The Muslim Brotherhood repeatedly showed that it could not be trusted. There is nothing in its past, its ideology or its actions to suggest otherwise.

Hamas militants hold a poster depicting Morsy of the Muslim Brotherhood as they celebrate in Gaza City after he was declared Egypt's president

If you see a "big picture" article on Egypt in the New York Times, chances are that it's from the very slimy David Kirkpatrick whose latest magnum opus insisted that the violence could have been averted if Muslim Brotherhood leaders had been freed. The Point has taken apart some of his pieces before. But Twitter feeds are less edited than articles.

egypt gov. statement condemns alleged pro-Muslim Brotherhood bias of Western journalists while violence/detention of foreign press surges

Of course there's nothing alleged about it. Kirkpatrick's own feed is an example of cheerleading and dishonest reporting. It's the same carnage-and-crowds coverage of the Arab Spring days.
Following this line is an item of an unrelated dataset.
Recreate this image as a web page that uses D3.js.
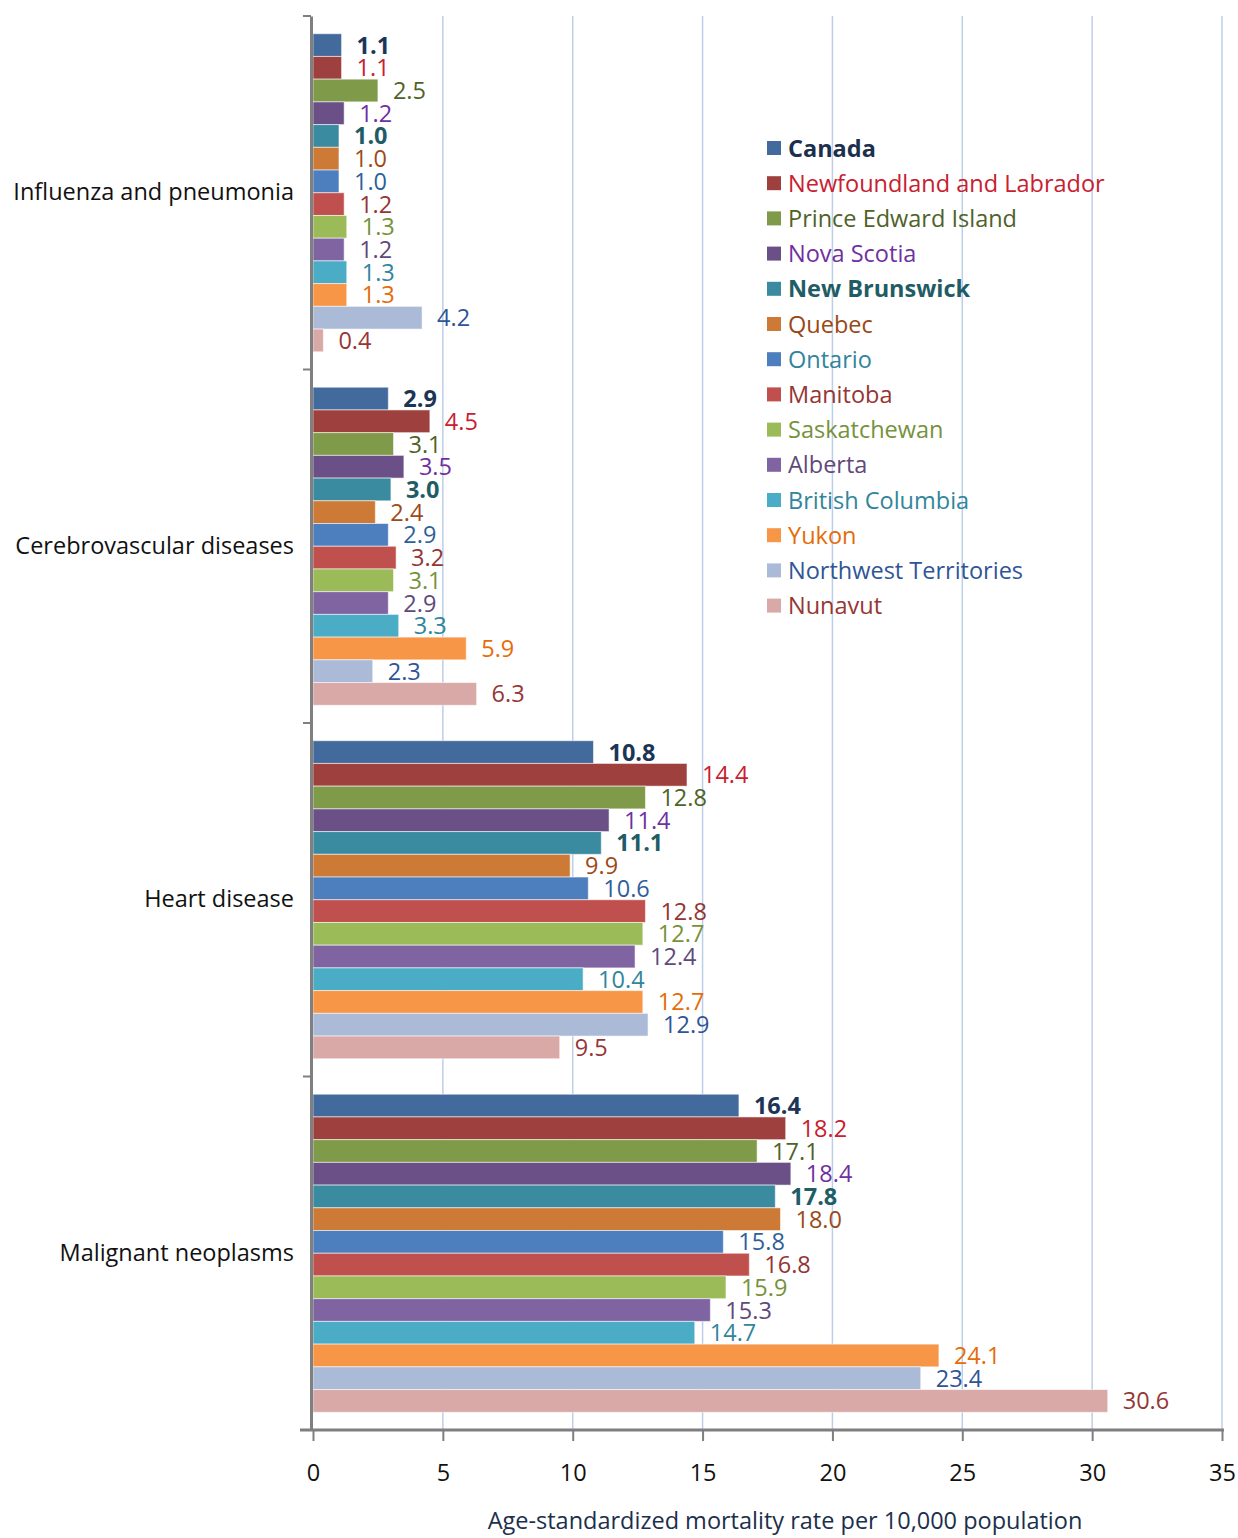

— David D. Kirkpatrick (@ddknyt) August 17, 2013

@shadihamid @peterbakernyt a confidence building 1st step; whether the MB were in good faith was never tested

— David D. Kirkpatrick (@ddknyt) August 17, 2013

To which the reply was

@ddknyt @shadihamid @peterbakernyt Plenty of evidence MB didn't act in good faith. A whole year of cheating Egypt by breeding hatred.

— Mohammad Fheili (@MIFheili1960) August 17, 2013

But David Kirkpatrick is acting as if the Morsi days never happened. Freeing Muslim Brotherhood leaders is not a confidence building measure. There's no confidence to build. Just a straight conflict.

The Muslim Brotherhood repeatedly showed that it could not be trusted. There is nothing in its past, its ideology or its actions to suggest otherwise.

David Kirkpatrick knows that quite well. But like the rest of the media, he is earnestly pretending otherwise, while slanting stories in a direction favorable to the Muslim Brotherhood.